İş adamı Trump kafasıyla verilen bir karar gibi. Ama hesaplar yapılmış. ABD'nin iddia edildiği gibi hızlı ve tam çekilmesi kuşkusuz bir boşluk yaratır. Anlaşılan o ki bunun tedbiri alınmış. Fransa hemen devreye girdi. PYD/YPG başta ABD'nin çalıştığı Arap grupları korumaya almak dahil Suriye'deki 1.000 askeriyle ABD'nin boşluklarını dolduracak. YPG'nin siyasi kolu Demokratik Suriye Meclisi eş başkanları dün Elysee Sarayı'ndaydı. Bu PYD/YPG'nin Fransa tarafından resmen devralındığının mesajı.
Fransa'dan sonra İngiltere ve Almanya da Trump'ın kararını eleştirdi. Körfez ülkeleri de ABD'nin çıkmasını istemiyor. Bunlar Fransa liderliğinde Suriye'deki faaliyetleri fonlayacaklar.
Trump böylece, Suriye'de Türkiye ile yaşadıkları kritik bir sorunu ve düşmanlığı da başkasına devrediyor.
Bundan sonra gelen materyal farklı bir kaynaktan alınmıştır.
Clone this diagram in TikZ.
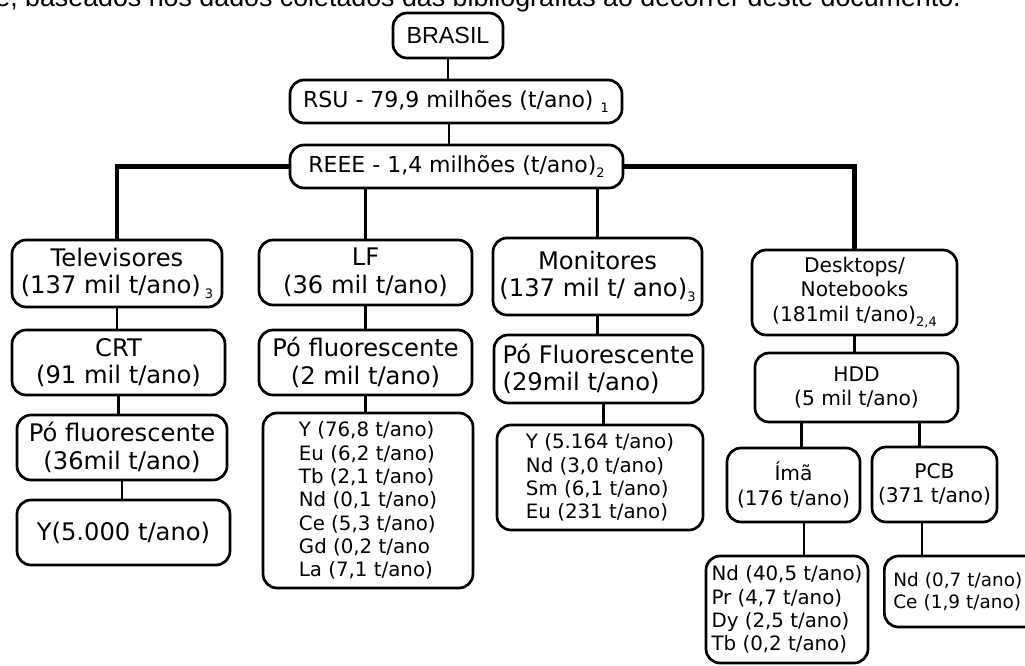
\documentclass[tikz,border=0pt]{standalone}
\usepackage{fontspec}
\setmainfont{DejaVu Sans}
\newfontfamily\arialfont{Liberation Sans}
\usetikzlibrary{calc}

\newcommand{\refn}[1]{\raisebox{-5pt}{\fontsize{13}{13}\selectfont #1}}

\begin{document}
\begin{tikzpicture}[x=1pt, y=-1pt,
                box/.style={
                  draw, line width=2.7pt, rounded corners=14pt, align=center, inner sep=2pt,
                  font=\fontsize{24.2}{27.5}\selectfont
                },
                smallbox/.style={box, font=\fontsize{20.2}{24.5}\selectfont},
                listbox/.style={box, align=left, font=\fontsize{19.8}{23.3}\selectfont},
                link/.style={line width=2.8pt},
                mainlink/.style={line width=4.4pt}, % the two long branches of REEE
              ]
  \path[use as bounding box] (0,0) rectangle (1025,666);
  \clip (0,0) rectangle (1025,666);

  \node[anchor=base west, inner sep=0, font=\arialfont\fontsize{26.8}{30}\selectfont] (caption) at (-4.8,6.5)
    {e, baseados nos dados coletados das bibliografias ao decorrer deste documento.};

  \node[box, minimum width=110, minimum height=45, font=\arialfont\fontsize{23.3}{27}\selectfont] (brasil) at (448,35.5) {BRASIL};
  \node[box, minimum width=332, minimum height=43, font=\fontsize{22}{26}\selectfont] (rsu) at (456,101.5) {RSU - 79,9 milhões (t/ano) \refn{1}};
  \node[box, minimum width=333, minimum height=43, font=\fontsize{22}{26}\selectfont] (reee) at (456.5,166.5) {REEE - 1,4 milhões (t/ano)\refn{2}};

  % Televisores
  \node[box, minimum width=210, minimum height=67] (tele) at (117,273.5) {Televisores\\(137 mil t/ano)\,\refn{3}};
  \node[box, minimum width=213, minimum height=65] (crt) at (118.5,362.5) {CRT\\(91 mil t/ano)};
  \node[box, minimum width=210, minimum height=65] (po1) at (122,447.5) {Pó fluorescente\\(36mil t/ano)};
  \node[box, minimum width=213, minimum height=65] (y1) at (123.5,532.5) {Y(5.000 t/ano)};

  % LF
  \node[box, minimum width=213, minimum height=65] (lf) at (365.5,272.5) {LF\\(36 mil t/ano)};
  \node[box, minimum width=213, minimum height=65] (po2) at (365.5,362.5) {Pó fluorescente\\(2 mil t/ano)};
  \node[listbox, minimum width=210, minimum height=175] (list2) at (368,500.5)
    {Y (76,8 t/ano)\\Eu (6,2 t/ano)\\Tb (2,1 t/ano)\\Nd (0,1 t/ano)\\Ce (5,3 t/ano)\\Gd (0,2 t/ano\\La (7,1 t/ano)};

  % Monitores
  \node[box, minimum width=209, minimum height=77] (mon) at (597.5,276.5) {Monitores\\(137 mil t/ ano)\refn{3}};
  \node[box, align=left, minimum width=209, minimum height=68] (po3) at (598.5,369) {Pó Fluorescente\\(29mil t/ano)};
  \node[listbox, minimum width=206, minimum height=105] (list3) at (600,477.5)
    {Y (5.164 t/ano)\\Nd (3,0 t/ano)\\Sm (6,1 t/ano)\\Eu (231 t/ano)};

  % Desktops/Notebooks
  \node[smallbox, minimum width=205, minimum height=85] (desk) at (854.5,292.5) {Desktops/\\Notebooks\\(181mil t/ano)\refn{2,4}};
  \node[smallbox, minimum width=203, minimum height=69] (hdd) at (856.5,387.5) {HDD\\(5 mil t/ano)};
  \node[smallbox, minimum width=133, minimum height=74] (ima) at (793.5,485) {Ímã\\(176 t/ano)};
  \node[smallbox, minimum width=125, minimum height=75] (pcb) at (934.5,484.5) {PCB\\(371 t/ano)};
  \node[listbox, minimum width=162, minimum height=107] (list4a) at (787,609.5)
    {Nd (40,5 t/ano)\\Pr (4,7 t/ano)\\Dy (2,5 t/ano)\\Tb (0,2 t/ano)};
  \node[listbox, anchor=west, text width=141, inner xsep=9, minimum height=71,
        font=\fontsize{18.4}{22.5}\selectfont] (list4b) at (883,591.5)
    {Nd (0,7 t/ano)\\Ce (1,9 t/ano)};

  \draw[link] (brasil.south) -- (brasil.south |- rsu.north);
  \draw[link] ([xshift=-7]rsu.south) -- ([xshift=-7]rsu.south |- reee.north);
  \draw[mainlink] (reee.west) -| (tele.north);
  \draw[mainlink] (reee.east) -| (desk.north);
  \draw[link] (reee.south -| lf.north) -- (lf.north);
  \draw[link] (reee.south -| mon.north) -- (mon.north);

  \foreach \up/\down in {tele/crt, crt/po1, po1/y1, lf/po2, po2/list2, mon/po3, desk/hdd}
    \draw[link] (\up.south) -- (\up.south |- \down.north);
  \draw[link] ([xshift=5]po3.south) -- ([xshift=5]po3.south |- list3.north);
  \draw[link] ([xshift=8]ima.north) -- ([xshift=8]ima.north |- hdd.south);
  \draw[link] ([xshift=-15]pcb.north) -- ([xshift=-15]pcb.north |- hdd.south);
  \draw[link] ([xshift=17]list4a.north) -- ([xshift=17]list4a.north |- ima.south);
  \draw[link] ([xshift=39]list4b.west |- list4b.north) -- ([xshift=39]list4b.west |- pcb.south);
\end{tikzpicture}
\end{document}
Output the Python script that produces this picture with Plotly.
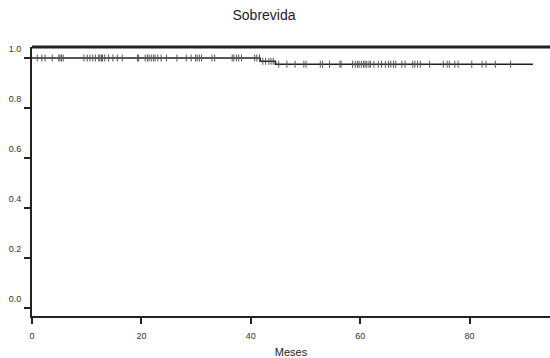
import numpy as np
import plotly.graph_objects as go

# Kaplan-Meier step data
step_times = [0, 41.7, 44.5, 91.6]
step_surv = [1.0, 0.987, 0.975, 0.975]

# censored observation times (months)
censor_times = [
    0.97, 1.8, 2.4, 3.7, 4.9, 5.1, 5.4, 5.7, 9.5, 10.1, 10.6, 11.1, 11.6, 12.2, 12.4,
    12.7, 12.9, 13.3, 14.0, 14.8, 15.6, 16.5, 19.3, 19.5, 20.7, 21.1, 21.4, 21.8, 22.2,
    22.5, 23.0, 23.6, 24.6, 26.5, 28.2, 29.1, 29.9, 30.2, 30.6, 31.0, 32.9, 33.4, 36.6,
    36.9, 37.4, 37.8, 38.3, 40.7, 41.1, 41.6, 42.2, 42.7, 43.3, 43.7, 44.1, 45.1, 46.6,
    48.1, 49.7, 50.1, 52.7, 53.1, 54.4, 56.3, 56.5, 58.6, 59.1, 59.5, 59.8, 60.2, 60.6,
    60.9, 61.2, 61.6, 61.9, 62.5, 63.3, 63.9, 64.6, 65.2, 65.6, 66.1, 66.5, 67.6, 68.2,
    69.6, 70.0, 70.5, 71.0, 72.7, 75.2, 75.9, 76.3, 77.3, 77.9, 80.4, 82.3, 83.0, 84.7,
    87.5,
]

x_ticks = [0, 20, 40, 60, 80]
y_ticks = [0.0, 0.2, 0.4, 0.6, 0.8, 1.0]

def surv_at(t):
    idx = np.searchsorted(step_times, t, side="right") - 1
    return step_surv[max(idx, 0)]

censor_surv = [surv_at(t) for t in censor_times]

col = "#222222"
fig = go.Figure()
fig.add_trace(go.Scatter(x=step_times, y=step_surv, mode="lines",
                         line=dict(shape="hv", color=col, width=1.6),
                         hoverinfo="skip", showlegend=False))
fig.add_trace(go.Scatter(x=censor_times, y=censor_surv, mode="markers",
                         marker=dict(symbol="line-ns", size=5,
                                     line=dict(color="#555555", width=1)),
                         showlegend=False))

tickfont = dict(family="Liberation Sans, Arial, sans-serif", size=9, color="#333333")
fig.update_layout(
    width=550, height=358,
    margin=dict(l=32, r=0, t=47, b=42),
    paper_bgcolor="white", plot_bgcolor="white",
    title=dict(text="Sobrevida", x=0.48, xanchor="center", y=0.958, yanchor="middle",
               font=dict(family="Liberation Sans, Arial, sans-serif", size=14, color="#222222")),
    xaxis=dict(range=[0, 94.7], tickvals=x_ticks, ticks="outside", ticklen=6, tickwidth=2,
               tickcolor=col, showgrid=False, zeroline=False, showline=True,
               linecolor=col, linewidth=2, tickfont=tickfont, ticklabelstandoff=4,
               title=dict(text="Meses", standoff=10,
                          font=dict(family="Liberation Sans, Arial, sans-serif", size=11, color="#222222"))),
    yaxis=dict(range=[-0.032, 1.044], tickvals=y_ticks, tickformat=".1f", ticks="outside",
               ticklen=6, tickwidth=2, tickcolor=col, showgrid=False, zeroline=False,
               showline=True, linecolor=col, linewidth=2, tickfont=tickfont,
               ticklabelshift=-9, ticklabelstandoff=1),
)
# thick top border
fig.add_shape(type="line", xref="paper", yref="paper", x0=0, x1=1, y0=1, y1=1,
              line=dict(color=col, width=3))
# y-axis extension below x-axis
fig.add_shape(type="line", xref="paper", yref="paper", x0=0, x1=0, y0=0, y1=-8/269,
              line=dict(color=col, width=2))
fig.write_html("out.html")
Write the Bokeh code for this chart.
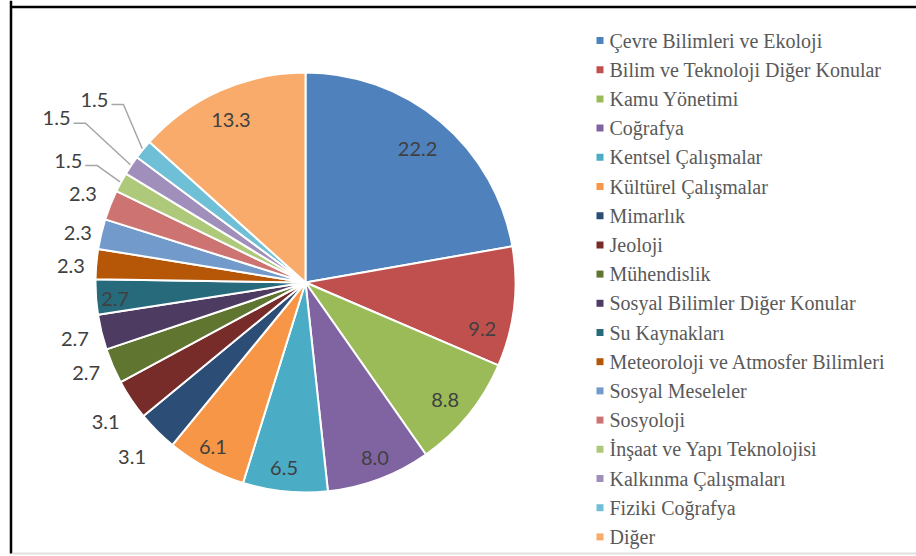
import math
from bokeh.plotting import figure
from bokeh.models import Range1d, ColumnDataSource
from bokeh.core.properties import value
from bokeh.embed import file_html
from bokeh.resources import INLINE

# ---- data ----
categories = [
    "Çevre Bilimleri ve Ekoloji",
    "Bilim ve Teknoloji Diğer Konular",
    "Kamu Yönetimi",
    "Coğrafya",
    "Kentsel Çalışmalar",
    "Kültürel Çalışmalar",
    "Mimarlık",
    "Jeoloji",
    "Mühendislik",
    "Sosyal Bilimler Diğer Konular",
    "Su Kaynakları",
    "Meteoroloji ve Atmosfer Bilimleri",
    "Sosyal Meseleler",
    "Sosyoloji",
    "İnşaat ve Yapı Teknolojisi",
    "Kalkınma Çalışmaları",
    "Fiziki Coğrafya",
    "Diğer",
]
values = [22.2, 9.2, 8.8, 8.0, 6.5, 6.1, 3.1, 3.1, 2.7, 2.7, 2.7, 2.3, 2.3, 2.3, 1.5, 1.5, 1.5, 13.3]
colors = [
    "#4F81BD", "#C0504D", "#9BBB59", "#8064A2", "#4BACC6", "#F79646",
    "#2C4D75", "#772C2A", "#5F7530", "#4D3B62", "#276A7C", "#B65708",
    "#729ACA", "#CD7371", "#AFC97A", "#A08EBB", "#6FC0D7", "#F9AB6B",
]

# ---- layout / style ----
W, H = 916, 556
CX, CY, R = 305, 274, 210
label_r = [0.83, 0.87, 0.87, 0.90, 0.89, 0.90, 1.17, 1.16, 1.13, 1.13, 0.91,
           1.12, 1.11, 1.14, 1.27, 1.42, 1.33, 0.85]
label_dang = [0, 8, 1, -1, 1, 1, 0, -1, 1, 0, -1, -1, -1, 0, -1.3, -0.5, 1.6, -0.7]
leader = [False] * 14 + [True] * 3 + [False]

p = figure(width=W, height=H, output_backend="svg", toolbar_location=None,
           x_range=Range1d(0, W), y_range=Range1d(0, H),
           x_axis_location=None, y_axis_location=None, min_border=0)
p.grid.visible = False
p.outline_line_color = None
p.background_fill_color = "white"

total = sum(values)
starts, ends, lx, ly, txt = [], [], [], [], []
lead_xs, lead_ys = [], []
cum = 0.0
for i, v in enumerate(values):
    a0 = cum / total * 360.0
    a1 = (cum + v) / total * 360.0
    cum += v
    starts.append(math.radians(90 - a1))
    ends.append(math.radians(90 - a0))
    mid = (a0 + a1) / 2
    la = math.radians(mid + label_dang[i])
    x = CX + R * label_r[i] * math.sin(la)
    y = CY + R * label_r[i] * math.cos(la)
    lx.append(x)
    ly.append(y)
    txt.append(f"{v:.1f}")
    if leader[i]:
        m = math.radians(mid)
        ex = CX + (R + 1) * math.sin(m)
        ey = CY + (R + 1) * math.cos(m)
        sx = x + 17
        sy = y - 5
        lead_xs.append([sx, sx + 12, ex])
        lead_ys.append([sy, sy, ey])

src = ColumnDataSource(dict(start=starts, end=ends, color=colors))
p.wedge(x=CX, y=CY, radius=R, start_angle="start", end_angle="end",
        fill_color="color", line_color="white", line_width=2, source=src)

p.multi_line(xs=lead_xs, ys=lead_ys, line_color="#A6A6A6", line_width=1.5)

p.text(x=lx, y=ly, text=txt, text_font=value("Lato"), text_font_size="20px",
       text_color="#404040", text_align="center", text_baseline="middle")

# legend
leg_y = [516 - i * 29.2 for i in range(len(categories))]
p.scatter(x=[599.5] * len(categories), y=leg_y, marker="square", size=7,
          fill_color=colors, line_color=None)
p.text(x=[609] * len(categories), y=leg_y, text=categories,
       text_font=value("Liberation Serif"), text_font_size="20px",
       text_color="#595959", text_align="left", text_baseline="middle")

# frame lines
p.line(x=[10.5, 10.5], y=[3, 556], line_color="black", line_width=2.5)
p.line(x=[10.5, 916], y=[549.5, 549.5], line_color="black", line_width=2.5)
p.line(x=[12, 916], y=[3, 3], line_color="#E0E0E0", line_width=2)

open("out.html", "w").write(file_html(p, INLINE))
Erdoğan bastırdı Trump kabul etti, zafer kazandık söylemleri gerçekçi değil. Ortada bir satranç oynanıyor. Mevcut resimden ziyade ilerideki hamleleri görebilmek önemli.
Trump'ın kararının Suriye'de nasıl bir senaryoyu tetiklediğini ve Türkiye'yi nereye sürükleyeceğini bir sonraki yazımda anlatacağım.
Şimdilik şunları söyleyebilirim:
ABD'nin bölgeye yönelik planları değişmeyecek, iş yapma biçimi değişecek. Trump'ın kararı öncesinde ABD, Türkiye-Suriye sınırına Suriyeli Peşmergeleri ve Arap aşiretlerden oluşan silahlı grupları yerleştirmeye çalışıyordu. Yani ABD, Türkiye ile YPG arasına, Türkiye'nin kabullenebileceği güçleri konuşlandırarak adeta bir tampon bölge oluşturulmakta, YPG'yi biraz güneye iterek görünürlüğünü azaltmaktadır. YPG hedef olmaktan çıkartılarak, Türkiye düşman değiştirme operasyonuna maruz kalacaktır. Yeni düşman? IŞİD, El Kaide?
Eş zamanlı olarak ABD, Türkiye'ye Patriotları makul fiyatlara satarak S-400 almaktan vazgeçirmeye çalışmaktadır. Bütün bu gelişmeler ve perde arkası pazarlıklar, Türkiye'nin Fırat'ın doğusuna operasyonun da önünün kapandığına, bir süre sonra S-400 alımından da vazgeçirileceğine işaret etmektedir.
Not: Bu yazı; Cumhurbaşkanının "operasyon beklemeye alındı" açıklamasından önce kaleme alınmıştır.